Wednesday 16 April 2014

The Raid 2: The Beat Goes On

The Raid 2  is the exact opposite of a date movie, so it sounded weird when some of the nervous laughter echoing around the cinema in the final act had a decidedly girlish tinge to it. The film fails the Bechdel test so hard it almost goes into another dimension. Two female characters with names? No. Having a conversation with each other? No. About anything but a man? No. In fairness, conversation is pretty much a last resort for everyone in the world of The Raid, but it says a lot when the only female character with agency has no name and is a deaf mute. This is a man’s movie. I’m not sure I was manly enough to watch it. Well, I wasn’t. I kept closing my eyes at the gory bits.

Everyone will have their own lesson from the movie; mine was pretty much “Well, now I see why we invented guns.” Your mileage may vary. As always, I did a bit of poking around on the intarwebz after the fact to see if I could find any little nugget which might give me a new angle, and I discovered something which turned my preconceptions on their head.

I had figured, going in, that The Raid 2, what with the number in its name and everything, was the inevitable cash in on the unexpected success of The Raid. So I was expecting kind of a mess; more movie, more punch-ups, but less point to the whole thing as the writer and cast struggled to put together the difficult second movie. 

Not so much. Turns out that The Raid 2 was the movie which Gareth Evans had originally wanted to make, but couldn’t get the money for. So having worked out the script and the fight choreography for that, he put it in a drawer and hustled the much smaller money he needed for a shorter movie with one big endless fight in a slum tower block. The Raid was, if you like, a really long form trailer for The Raid 2. I still prefer the first movie, largely because the second one’s got more of the stuff which was hard going in the first movie and goes on with it for much longer. There’s something numbing about extended silat fights, no matter how well choreographed, and for me the three best sequences in the movie are a wonderful punch up cum car chase, and two short bits of horrible but imaginative violence involving a) the deaf mute girl - and two hammers - and b) her sidekick and a baseball bat.

The new story is; hero - and sole survivor - of the first movie is talked into going undercover among Jakarta’s gangs to expose police corruption. Two and a half hours later, almost everyone else in the movie is dead and I didn’t see a single crime being prevented. If there was anyone left to sit down and have an after action report with, topic one on any sensible agenda would be “On balance, did this operation have a positive effect on Jakarta’s crime figures?” Seriously, Iko Uwais is like Ebola in sneakers; everywhere he goes, everyone else falls down bleeding from every orifice. If you think about it as a crime reduction strategy based on reducing the number of criminals, I suppose it makes sense, but I hate to think what the unexplained deaths numbers looked like at the end of the quarter.

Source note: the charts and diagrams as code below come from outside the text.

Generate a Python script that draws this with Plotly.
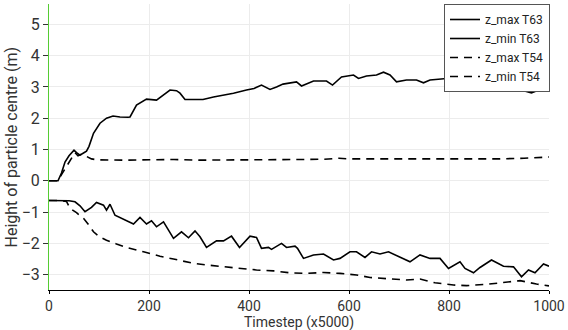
import plotly.graph_objects as go

# ---- data ----
t_max63 = [0, 18, 25, 32, 40, 50, 55, 62, 69, 75, 80, 89, 102, 115, 128, 142, 158, 162, 175, 195, 215,
           230, 242, 255, 262, 272, 290, 308, 329, 350, 369, 395, 410, 425, 442, 455, 468, 495, 505,
           529, 555, 567, 585, 609, 619, 635, 655, 669, 682, 695, 715, 735, 749, 762, 795, 802, 822,
           849, 862, 889, 915, 935, 965, 982, 1000]
z_max63 = [0, 0, 0.25, 0.6, 0.8, 0.98, 0.9, 0.82, 0.89, 0.95, 1.1, 1.52, 1.84, 2.0, 2.07, 2.04, 2.03,
           2.04, 2.42, 2.61, 2.58, 2.75, 2.9, 2.88, 2.8, 2.6, 2.6, 2.6, 2.68, 2.74, 2.8, 2.9, 2.95,
           3.06, 2.92, 3.0, 3.09, 3.16, 3.03, 3.19, 3.19, 3.06, 3.32, 3.38, 3.27, 3.35, 3.38, 3.47,
           3.38, 3.16, 3.22, 3.22, 3.13, 3.22, 3.27, 3.11, 3.06, 2.92, 2.98, 3.09, 3.03, 2.95, 2.81,
           2.92, 2.88]

t_min63 = [0, 20, 40, 52, 62, 72, 85, 95, 109, 115, 122, 132, 149, 169, 182, 195, 205, 215, 229, 249,
           265, 279, 292, 302, 315, 335, 349, 365, 381, 402, 415, 425, 439, 445, 465, 475, 492, 497,
           509, 529, 549, 569, 582, 602, 615, 632, 645, 662, 679, 702, 722, 742, 762, 782, 799, 822,
           832, 849, 862, 885, 909, 929, 945, 959, 972, 989, 1000]
z_min63 = [-0.63, -0.63, -0.64, -0.67, -0.8, -0.99, -0.85, -0.69, -0.78, -0.94, -0.75, -1.1, -1.23,
           -1.38, -1.17, -1.38, -1.28, -1.47, -1.31, -1.84, -1.63, -1.82, -1.6, -1.79, -2.13, -1.92,
           -1.92, -1.77, -2.13, -1.77, -1.81, -2.16, -2.13, -2.19, -2.0, -2.13, -2.09, -2.16, -2.48,
           -2.37, -2.34, -2.53, -2.48, -2.27, -2.27, -2.45, -2.27, -2.34, -2.27, -2.43, -2.59, -2.37,
           -2.48, -2.48, -2.8, -2.59, -2.8, -2.94, -2.77, -2.53, -2.73, -2.75, -3.07, -2.85, -2.94,
           -2.66, -2.73]

t_max54 = [0, 18, 25, 35, 45, 52, 58, 65, 75, 85, 92, 100, 150, 200, 250, 300, 350, 400, 450, 500,
           550, 580, 600, 650, 700, 750, 800, 850, 900, 950, 990, 1000]
z_max54 = [0, 0, 0.2, 0.45, 0.7, 0.9, 0.8, 0.85, 0.78, 0.7, 0.68, 0.67, 0.66, 0.67, 0.68, 0.66, 0.66,
           0.67, 0.67, 0.68, 0.69, 0.72, 0.7, 0.7, 0.69, 0.7, 0.7, 0.71, 0.7, 0.72, 0.76, 0.76]

t_min54 = [0, 20, 35, 42, 55, 69, 80, 89, 100, 115, 135, 155, 189, 222, 249, 289, 315, 349, 382, 415,
           449, 482, 515, 549, 582, 615, 642, 675, 715, 742, 772, 809, 835, 875, 909, 942, 975, 995, 1000]
z_min54 = [-0.63, -0.63, -0.66, -0.88, -1.02, -1.2, -1.42, -1.63, -1.78, -1.9, -2.02, -2.13, -2.27,
           -2.41, -2.5, -2.64, -2.69, -2.75, -2.8, -2.85, -2.88, -2.94, -2.96, -2.93, -2.96, -3.01,
           -3.09, -3.12, -3.17, -3.14, -3.26, -3.33, -3.35, -3.31, -3.26, -3.19, -3.3, -3.36, -3.36]

series = [
    ("z_max T63", t_max63, z_max63, "solid"),
    ("z_min T63", t_min63, z_min63, "solid"),
    ("z_max T54", t_max54, z_max54, "8px,6px"),
    ("z_min T54", t_min54, z_min54, "8px,6px"),
]

x_ticks = [0, 200, 400, 600, 800, 1000]
y_ticks = [-3, -2, -1, 0, 1, 2, 3, 4, 5]
x_title = "Timestep (x5000)"
y_title = "Height of particle centre (m)"

FONT = "Roboto, sans-serif"

fig = go.Figure()
for name, tx, zv, dash in series:
    fig.add_trace(go.Scatter(x=tx, y=zv, name=name, mode="lines",
                             line=dict(color="black", width=1.6, dash=dash)))

fig.update_layout(
    width=568, height=330, autosize=False,
    margin=dict(l=49, r=19, t=4, b=40),
    paper_bgcolor="white", plot_bgcolor="white",
    font=dict(family=FONT, size=15, color="#333333"),
    legend=dict(x=1.002, y=1, xanchor="right", yanchor="top",
                bordercolor="#555555", borderwidth=1, bgcolor="white",
                font=dict(family=FONT, size=12, color="#222222"),
                tracegroupgap=0),
    showlegend=True,
    annotations=[
        dict(text=x_title, xref="paper", yref="paper", x=0.5, y=0, yshift=-23,
             xanchor="center", yanchor="top", showarrow=False, borderpad=0,
             font=dict(family=FONT, size=14, color="#333333")),
        dict(text=y_title, xref="paper", yref="paper", x=0, y=0.5, xshift=-27,
             xanchor="right", yanchor="middle", textangle=-90, showarrow=False,
             font=dict(family=FONT, size=16, color="#333333")),
    ],
)
fig.update_xaxes(range=[0, 1000], tickvals=x_ticks, showgrid=True, gridcolor="#ececec",
                 showline=True, linecolor="black", linewidth=1, ticks="outside", ticklen=3,
                 tickcolor="black", zeroline=False, automargin=False, tickfont=dict(size=14))
fig.update_yaxes(range=[-3.49, 5.65], tickvals=y_ticks, showgrid=True, gridcolor="#ececec",
                 showline=True, linecolor="#55cc33", linewidth=1, ticks="outside", ticklen=5,
                 tickcolor="#333333", zeroline=False, automargin=False, tickfont=dict(size=16))

fig.write_html("out.html", config={"displayModeBar": False},
               post_script="document.body.style.margin='0';")
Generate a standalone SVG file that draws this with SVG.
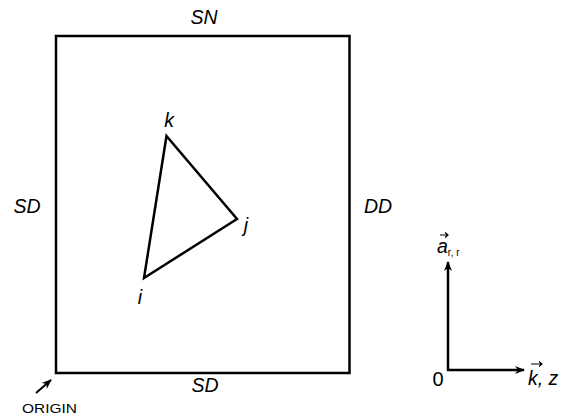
<svg xmlns="http://www.w3.org/2000/svg" width="568" height="419" viewBox="0 0 568 419">
<style>
.lbl{font-family:"Liberation Sans",Arial,sans-serif;font-style:italic;font-size:19.5px;fill:#000}
.up{font-family:"Liberation Sans",Arial,sans-serif;font-size:20px;fill:#000}
.sm{font-family:"Liberation Sans",Arial,sans-serif;font-size:13.5px;fill:#000}
.ln{fill:none;stroke:#000;stroke-width:2.5}
</style>
<defs>
<marker id="ah" markerWidth="10" markerHeight="8" refX="9" refY="4" orient="auto" markerUnits="userSpaceOnUse">
<path d="M0,0 L10,4 L0,8 L3,4 Z" fill="#000"/>
</marker>
</defs>
<g id="domain">
<rect class="ln" x="56" y="36" width="293.5" height="337"/>
</g>
<g id="triangle">
<polygon class="ln" points="166.5,136 237,219 144,278"/>
</g>
<g id="labels">
<text class="lbl" x="204" y="24" text-anchor="middle">SN</text>
<text class="lbl" x="27" y="213" text-anchor="middle">SD</text>
<text class="lbl" x="378" y="213" text-anchor="middle">DD</text>
<text class="lbl" x="205" y="392" text-anchor="middle">SD</text>
<text class="lbl" x="169" y="127" text-anchor="middle">k</text>
<text class="lbl" x="246" y="232" text-anchor="middle">j</text>
<text class="lbl" x="140" y="304" text-anchor="middle">i</text>
<text class="sm" x="22" y="413" textLength="55" lengthAdjust="spacingAndGlyphs">ORIGIN</text>
</g>
<g id="axes">
<text class="up" x="438" y="386" text-anchor="middle">0</text>
<text class="lbl" x="437" y="253">a<tspan font-size="10" font-style="normal" dy="3">r,  r</tspan></text>
<text class="lbl" x="528" y="385">k, z</text>
</g>
<g id="connectors">
<line class="ln" x1="448" y1="371" x2="448" y2="262" marker-end="url(#ah)"/>
<line class="ln" x1="447" y1="370" x2="524" y2="370" marker-end="url(#ah)"/>
<line x1="36" y1="393" x2="51" y2="380" stroke="#000" stroke-width="2" marker-end="url(#ah)"/>
<path d="M440,235 L448,235 M445,232.5 L448,235 L445,237.5" fill="none" stroke="#000" stroke-width="1.2"/>
<path d="M531,364 L542,364 M539,361.5 L542,364 L539,366.5" fill="none" stroke="#000" stroke-width="1.2"/>
</g>
</svg>
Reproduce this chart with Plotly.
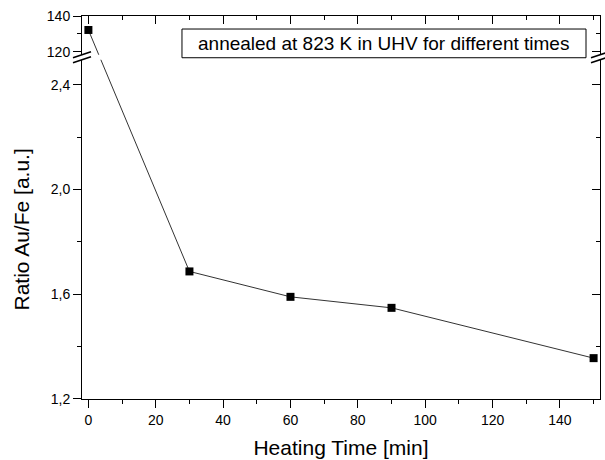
import plotly.graph_objects as go

# ---- data ----
heating_time = [0, 30, 60, 90, 150]
ratio_au_fe = [132.2, 1.687, 1.590, 1.548, 1.356]

x_title = "Heating Time [min]"
y_title = "Ratio Au/Fe [a.u.]"
note = "annealed at 823 K in UHV for different times"

# ---- axis settings (broken y-axis) ----
x_range = [-1.9, 151.9]
low_range = [1.2, 2.495]
up_range = [118.33, 140]
low_dom = [0.0, 0.8857]
up_dom = [0.8987, 1.0]
BREAK = 100  # values above this belong to the upper section

FONT = "Arial, Liberation Sans, sans-serif"


def low_to_frac(v):
    return low_dom[0] + (v - low_range[0]) / (low_range[1] - low_range[0]) * (low_dom[1] - low_dom[0])


def up_to_frac(v):
    return up_dom[0] + (v - up_range[0]) / (up_range[1] - up_range[0]) * (up_dom[1] - up_dom[0])


def frac_to_low(f):
    return low_range[0] + (f - low_dom[0]) / (low_dom[1] - low_dom[0]) * (low_range[1] - low_range[0])


def frac_to_up(f):
    return up_range[0] + (f - up_dom[0]) / (up_dom[1] - up_dom[0]) * (up_range[1] - up_range[0])


# map every point into each section's coordinates (same visual position)
frac = [up_to_frac(v) if v > BREAK else low_to_frac(v) for v in ratio_au_fe]
y_in_low = [frac_to_low(f) for f in frac]
y_in_up = [frac_to_up(f) for f in frac]

fig = go.Figure()

line_style = dict(color="#333333", width=1)

# connecting lines, clipped by each subplot
fig.add_trace(go.Scatter(x=heating_time, y=y_in_low, mode="lines", line=line_style,
                         xaxis="x", yaxis="y", showlegend=False, hoverinfo="skip"))
fig.add_trace(go.Scatter(x=heating_time, y=y_in_up, mode="lines", line=line_style,
                         xaxis="x2", yaxis="y2", showlegend=False, hoverinfo="skip"))

# markers
low_x = [t for t, v in zip(heating_time, ratio_au_fe) if v <= BREAK]
low_y = [v for v in ratio_au_fe if v <= BREAK]
up_x = [t for t, v in zip(heating_time, ratio_au_fe) if v > BREAK]
up_y = [v for v in ratio_au_fe if v > BREAK]
mk = dict(symbol="square", size=8, color="black")
fig.add_trace(go.Scatter(x=low_x, y=low_y, mode="markers", marker=mk,
                         xaxis="x", yaxis="y", showlegend=False, cliponaxis=False))
fig.add_trace(go.Scatter(x=up_x, y=up_y, mode="markers", marker=mk,
                         xaxis="x2", yaxis="y2", showlegend=False, cliponaxis=False))

# dummy traces to attach the mirrored right-side axes
fig.add_trace(go.Scatter(x=[None], y=[None], xaxis="x", yaxis="y3", showlegend=False, hoverinfo="skip"))
fig.add_trace(go.Scatter(x=[None], y=[None], xaxis="x2", yaxis="y4", showlegend=False, hoverinfo="skip"))

tickfont = dict(family=FONT, size=14, color="black")
common = dict(showgrid=False, zeroline=False, showline=True, linecolor="black", linewidth=1,
              tickcolor="black", tickwidth=1)

fig.update_layout(
    width=605, height=460,
    margin=dict(l=82, r=5, t=16, b=59),
    paper_bgcolor="white", plot_bgcolor="white",
    separators=", ",
    font=dict(family=FONT, color="black"),
    xaxis=dict(range=x_range, anchor="y", side="bottom", ticks="outside", ticklen=8,
               tick0=0, dtick=20, tickfont=tickfont,
               minor=dict(ticks="outside", ticklen=4, tick0=0, dtick=10, tickcolor="black"),
               title=dict(text=x_title, font=dict(family=FONT, size=21), standoff=13),
               **common),
    xaxis2=dict(range=x_range, anchor="y2", side="top", ticks="inside", ticklen=8,
                tick0=0, dtick=20, showticklabels=False,
                minor=dict(ticks="inside", ticklen=4, tick0=0, dtick=10, tickcolor="black"),
                **common),
    yaxis=dict(range=low_range, domain=low_dom, anchor="x", ticks="outside", ticklen=8,
               tick0=1.2, dtick=0.4, tickformat=".1f", tickfont=tickfont,
               minor=dict(ticks="outside", ticklen=4, tick0=1.2, dtick=0.2, tickcolor="black"),
               title=dict(text=y_title, font=dict(family=FONT, size=21), standoff=15),
               **common),
    yaxis2=dict(range=up_range, domain=up_dom, anchor="x2", ticks="outside", ticklen=8,
                tick0=120, dtick=20, tickfont=tickfont,
                minor=dict(ticks="outside", ticklen=4, tick0=120, dtick=10, tickcolor="black"),
                **common),
    yaxis3=dict(range=low_range, overlaying="y", anchor="x", side="right", ticks="inside",
                ticklen=8, tick0=1.2, dtick=0.4, showticklabels=False,
                minor=dict(ticks="inside", ticklen=4, tick0=1.2, dtick=0.2, tickcolor="black"),
                **common),
    yaxis4=dict(range=up_range, overlaying="y2", anchor="x2", side="right", ticks="inside",
                ticklen=8, tick0=120, dtick=20, showticklabels=False,
                minor=dict(ticks="inside", ticklen=4, tick0=120, dtick=10, tickcolor="black"),
                **common),
)

# break marks on left and right axes
shapes = []
for xa in (0, 1):
    for yb in (up_dom[0], low_dom[1]):
        shapes.append(dict(type="line", xref="paper", yref="paper",
                           xsizemode="pixel", ysizemode="pixel",
                           xanchor=xa, yanchor=yb,
                           x0=-9, x1=9, y0=-3, y1=3,
                           line=dict(color="black", width=1.5)))

# text box
shapes.append(dict(type="rect", xref="paper", yref="paper",
                   x0=0.193, x1=0.973, y0=0.891, y1=0.966,
                   line=dict(color="black", width=1), fillcolor="white", layer="above"))
fig.update_layout(shapes=shapes)

fig.add_annotation(text=note, xref="paper", yref="paper", x=0.583, y=0.9286,
                   xanchor="center", yanchor="middle", showarrow=False,
                   font=dict(family=FONT, size=19, color="black"))

fig.write_html("out.html")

Other than the useful lesson that guns are just so much more relaxing than beating people to death (As far as I can tell this scene was deleted from every copy of Raiders of the Lost Ark ever shown in Indonesia), the other big takeaway in The Raid 2 is the importance of team work. Again and again the big ticket fighters get into rumbles with mobs of opponents, who come at them one at a time so that they can get taken out piecemeal. The Raid managed, with its tight budget and tight framing, to make this less noticeable, but The Raid 2 is playing out in much wider spaces, and the choreography gets too hard to ignore. The best fights in The Raid 2 all happen in tight places; Hammer-fight happens in a tube train; baseball-carnage is a rapid run through a scattered gang who’ve been taken unawares; and the car-fight happens INSIDE a car (I was watching it thinking of Alfonso Cuaron’s reaction when he gets round to seeing it).

Points to ponder; if you like beat-em-ups, watch The Raid; if you really liked that, you’ll love The Raid 2. If you found The Raid hard going, but you want to watch a movie about oriental cops infiltrating oriental criminal gangs, watch Infernal Affairs, passing in silence over the real cultural and physical distance between Hong Kong and Jakarta being rather greater than the distance between Ireland and Poland. But above all, remember the golden rules; bring a gun, and remember the importance of team work.